Dass laut AMS bundesweit 43.500 Personen in der Gastronomie offiziell einen Job suchen und 4700 Stellen ausgeschrieben sind, lässt Mario Pulker, Bundesobmann der Gastronomie, zu einem Schluss kommen: "Viele Arbeitslose liegen entspannt in der sozialen Hängematte. Es darf nicht sein, dass Leute 60 Euro mehr bekommen, wenn sie nicht arbeiten", kritisiert der Wirte-Vertreter und verlangt umgehend Konsequenzen.

Dass Sanktionen gesetzt werden, wenn fehlender Arbeitswille gemeldet wird, belegen Zahlen des AMS. Im Vorjahr hätten alleine in NÖ fast 3200 Jobsuchende sechs Wochen lang ihren Anspruch auf Arbeitslosengeld verloren. Die Bezirksbehörden seien gefordert, die Sanktionen im Bedarfsfall zu setzen, erklärt ein Sprecher des Sozialministeriums.

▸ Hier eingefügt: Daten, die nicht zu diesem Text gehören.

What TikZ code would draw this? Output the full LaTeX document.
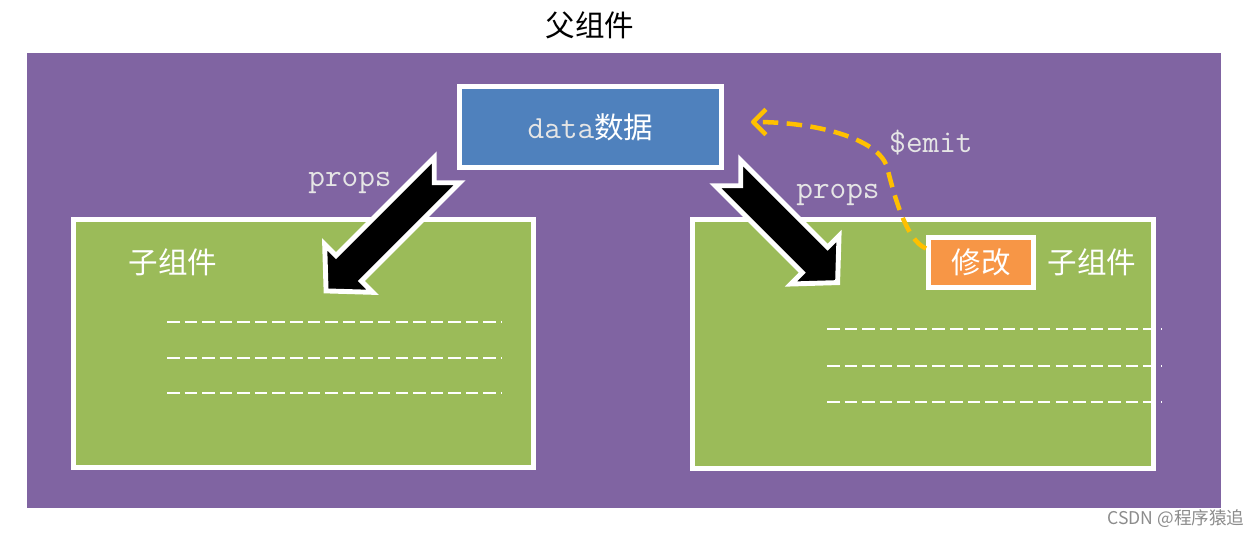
\documentclass[tikz,border=0pt]{standalone}
\usepackage{fontspec}
\newfontfamily\cjk{Noto Sans CJK SC}
\usetikzlibrary{arrows.meta,shadows,calc}

\definecolor{parentpurple}{HTML}{8064A2}
\definecolor{childgreen}{HTML}{9BBB59}
\definecolor{datablue}{HTML}{4F81BD}
\definecolor{fixorange}{HTML}{F79646}
\definecolor{emitgold}{HTML}{FFC000}

\begin{document}
\begin{tikzpicture}[x=0.025cm, y=-0.025cm,
  softshadow/.style={drop shadow={shadow xshift=1.5pt, shadow yshift=-1.5pt, opacity=.35, fill=black}},
  compbox/.style={draw=white, line width=3.5pt, fill=childgreen, minimum width=11.5cm, minimum height=6.2cm, softshadow},
  databox/.style={draw=white, line width=3.5pt, fill=datablue, minimum width=6.55cm, minimum height=2.025cm, text=white, softshadow},
  fixbox/.style={draw=white, line width=3.5pt, fill=fixorange, minimum width=2.625cm, minimum height=1.25cm, text=white, font=\cjk\fontsize{21}{25}\selectfont, softshadow},
  cjklabel/.style={text=white, font=\cjk\fontsize{21}{25}\selectfont},
  codelabel/.style={text=white!90!black, font=\ttfamily\fontsize{23}{27}\selectfont},
  rowline/.style={white, line width=1.3pt, dash pattern=on 8.9pt off 3.6pt},
  emitline/.style={emitgold, line width=3.2pt, dash pattern=on 11pt off 6pt, -{Straight Barb[length=9pt, width=18pt, line join=round]}},
  props arrow/.pic={
    \draw[white, line width=3.5pt, fill=black]
      (0,-18) -- (#1-32,-18) -- (#1-32,-34) -- (#1,0) -- (#1-32,34) -- (#1-32,18) -- (0,18) -- (18,0) -- cycle;
  }
]

% Page and parent area
\fill[white] (0,0) rectangle (1259,537);
\useasboundingbox (0,0) rectangle (1259,537);
\fill[parentpurple] (27,53) rectangle (1221,508);
\node[font=\cjk\fontsize{21}{25}\selectfont] (title) at (590,25) {父组件};

% Child components
\node[compbox] (lchild) at (303.5,343.5) {};
\node[compbox, minimum width=11.525cm, minimum height=6.225cm] (rchild) at (923,344) {};
\node[cjklabel] (ltitle) at (173,262) {子组件};
\node[cjklabel] (rtitle) at (1092,262) {子组件};

% Placeholder rows
\foreach \y in {322,358,393} {
  \draw[rowline] (167,\y) -- (501,\y);
}
\foreach \y in {329,366,402} {
  \draw[rowline] (827,\y) -- (1161,\y);
}

% Parent data
\node[databox] (data) at (590.5,127) {{\ttfamily\fontsize{23}{27}\selectfont\color{white!90!black}data}{\cjk\fontsize{21}{25}\selectfont 数据}};

% props arrows
\pic[rotate=225] at (447,170) {props arrow=171};
\pic[rotate=-45] at (728,173) {props arrow=155};
\node[codelabel] (lprops) at (350,183) {props};
\node[codelabel] (rprops) at (838,195) {props};

% $emit back to the parent
\node[fixbox] (modify) at (981,262.5) {修改};
\draw[emitline] ($(modify.west)+(0,-14)$) .. controls (905,240) and (893,190) .. (887,167)
  .. controls (878,138) and (815,122) .. ($(data.east)+(27,-5)$);
\node[codelabel] (emit) at (931,143) {\$emit};

% Watermark
\node[text=black!45, font=\cjk\fontsize{12.5}{15}\selectfont] (mark) at (1176,519) {CSDN @程序猿追};

\end{tikzpicture}
\end{document}
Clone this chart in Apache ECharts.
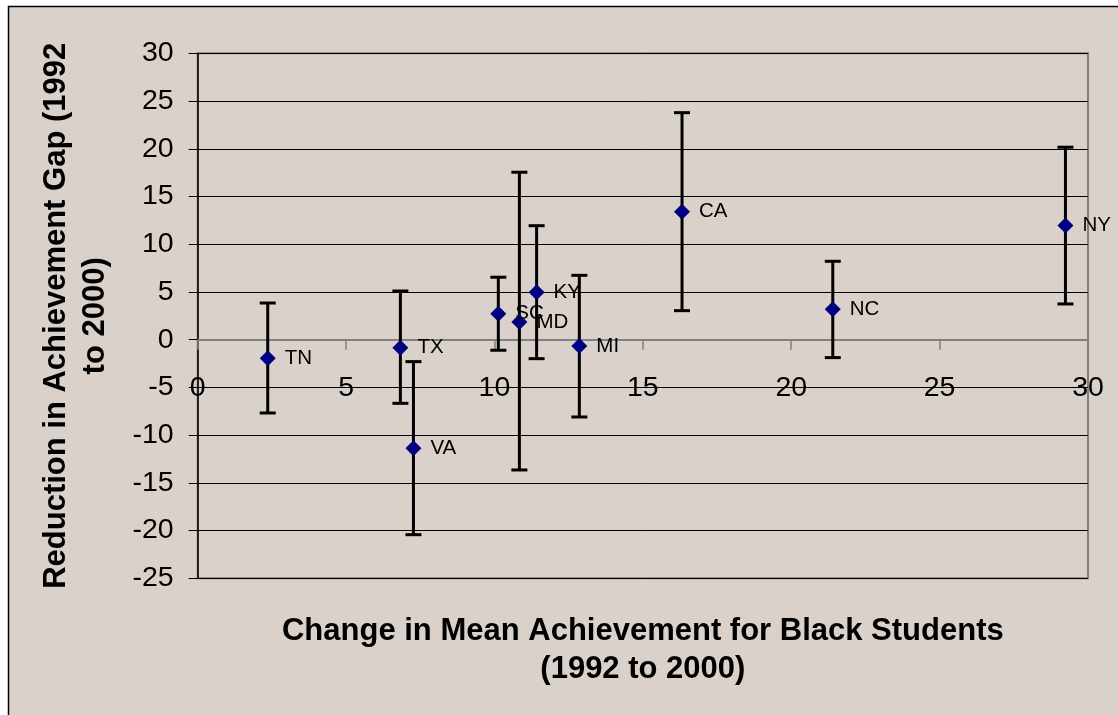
<!DOCTYPE html>
<html>
<head>
<meta charset="utf-8">
<script src="https://cdn.jsdelivr.net/npm/echarts@6/dist/echarts.min.js"></script>
<style>
html,body{margin:0;padding:0;background:#ffffff;}
#chart{width:1118px;height:715px;}
</style>
</head>
<body>
<div id="chart"></div>
<script>
var states = ['TN','TX','VA','SC','MD','KY','MI','CA','NC','NY'];
var xValues = [2.36, 6.83, 7.27, 10.13, 10.84, 11.42, 12.86, 16.32, 21.4, 29.24];
var yValues = [-1.95, -0.84, -11.38, 2.72, 1.85, 4.96, -0.66, 13.41, 3.18, 11.95];
var errLow = [-7.68, -6.67, -20.43, -1.11, -13.65, -1.99, -8.1, 3.04, -1.88, 3.74];
var errHigh = [3.84, 5.1, -2.3, 6.54, 17.54, 11.94, 6.74, 23.78, 8.21, 20.16];
var xTicks = [0, 5, 10, 15, 20, 25, 30];
var yTicks = [-25, -20, -15, -10, -5, 0, 5, 10, 15, 20, 25, 30];

var FONT = '"Liberation Sans", Arial, sans-serif';
var BG = '#d9d1ca';

var pointData = states.map(function (s, i) { return { name: s, value: [xValues[i], yValues[i]] }; });
var errData = states.map(function (s, i) { return [xValues[i], errLow[i], errHigh[i]]; });

var GRID_TOP = 53.3, GRID_BOTTOM_PX = 578.3;
var yMin = yTicks[0], yMax = yTicks[yTicks.length - 1];
// distance (px) from the grid bottom up to the zero line, derived from the axis range
var zeroOffset = (GRID_BOTTOM_PX - GRID_TOP) * (0 - yMin) / (yMax - yMin);

var chart = echarts.init(document.getElementById('chart'));
chart.setOption({
  backgroundColor: '#ffffff',
  animation: false,
  graphic: [{
    type: 'rect', z: -100, silent: true,
    shape: { x: 8.5, y: 6.5, width: 1200, height: 800 },
    style: { fill: BG, stroke: '#000000', lineWidth: 1.5 }
  }],
  grid: {
    left: 197.7, top: GRID_TOP, right: 30, bottom: 715 - GRID_BOTTOM_PX,
    containLabel: false, outerBoundsMode: 'none',
    show: true, backgroundColor: 'transparent', borderColor: '#808080', borderWidth: 2
  },
  xAxis: [{
    type: 'value', min: xTicks[0], max: xTicks[xTicks.length - 1], interval: 5,
    axisLine: { show: true, onZero: true, lineStyle: { color: '#808080', width: 2 } },
    axisTick: { show: true, length: 10, lineStyle: { color: '#808080', width: 1.5 } },
    axisLabel: { show: false },
    splitLine: { show: false },
    name: 'Change in Mean Achievement for Black Students\n(1992 to 2000)',
    nameLocation: 'middle', nameGap: 34,
    nameTextStyle: { fontFamily: FONT, fontSize: 31, fontWeight: 'bold', color: '#000', lineHeight: 38, verticalAlign: 'top' }
  }, {
    type: 'value', min: xTicks[0], max: xTicks[xTicks.length - 1], interval: 5,
    position: 'bottom', offset: -zeroOffset,
    axisLine: { show: false, onZero: false },
    axisTick: { show: false },
    axisLabel: { fontFamily: FONT, fontSize: 28.5, color: '#000', margin: 34 },
    splitLine: { show: false }
  }],
  yAxis: {
    type: 'value', min: yMin, max: yMax, interval: 5,
    axisLine: { show: true, onZero: false, lineStyle: { color: '#000', width: 1.5 } },
    axisTick: { show: true, length: 9, lineStyle: { color: '#000', width: 1 } },
    axisLabel: { fontFamily: FONT, fontSize: 28.5, color: '#000', margin: 24 },
    splitLine: { show: true, lineStyle: { color: '#000', width: 1 } },
    name: 'Reduction in Achievement Gap (1992\nto 2000)',
    nameLocation: 'middle', nameGap: 83, nameRotate: 90,
    nameTextStyle: { fontFamily: FONT, fontSize: 31, fontWeight: 'bold', color: '#000', lineHeight: 39 }
  },
  series: [{
    type: 'custom',
    z: 3,
    xAxisIndex: 0,
    data: errData,
    encode: { x: 0, y: [1, 2] },
    renderItem: function (params, api) {
      var x = api.value(0);
      var lo = api.coord([x, api.value(1)]);
      var hi = api.coord([x, api.value(2)]);
      var cap = 8;
      var st = { stroke: '#000', lineWidth: 3 };
      return {
        type: 'group',
        children: [
          { type: 'line', shape: { x1: lo[0], y1: lo[1], x2: hi[0], y2: hi[1] }, style: st },
          { type: 'line', shape: { x1: lo[0] - cap, y1: lo[1], x2: lo[0] + cap, y2: lo[1] }, style: st },
          { type: 'line', shape: { x1: hi[0] - cap, y1: hi[1], x2: hi[0] + cap, y2: hi[1] }, style: st }
        ]
      };
    }
  }, {
    type: 'scatter',
    z: 4,
    xAxisIndex: 0,
    symbol: 'diamond',
    symbolSize: 16,
    itemStyle: { color: '#000080', opacity: 1 },
    data: pointData,
    label: {
      show: true, position: 'right', distance: 9,
      formatter: function (p) { return p.name; },
      fontFamily: FONT, fontSize: 20.5, color: '#000'
    }
  }]
});
</script>
</body>
</html>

Nur mit fairen Löhnen seien die Probleme zu lösen, meint Markus Wieser, Präsident der nö. Arbeiterkammer. Er fordert 1700 Euro als Untergrenze. Immerhin würden Wirte flexiblere Dienstzeiten, Teildienste, Mehrtätigkeiten und ständige Erreichbarkeit verlangen. Auch Lehrlinge seien deswegen frustriert. "Bis zu 75 Prozent sind nach der Ausbildung nicht mehr im erlernten Beruf tätig", sagt Wieser.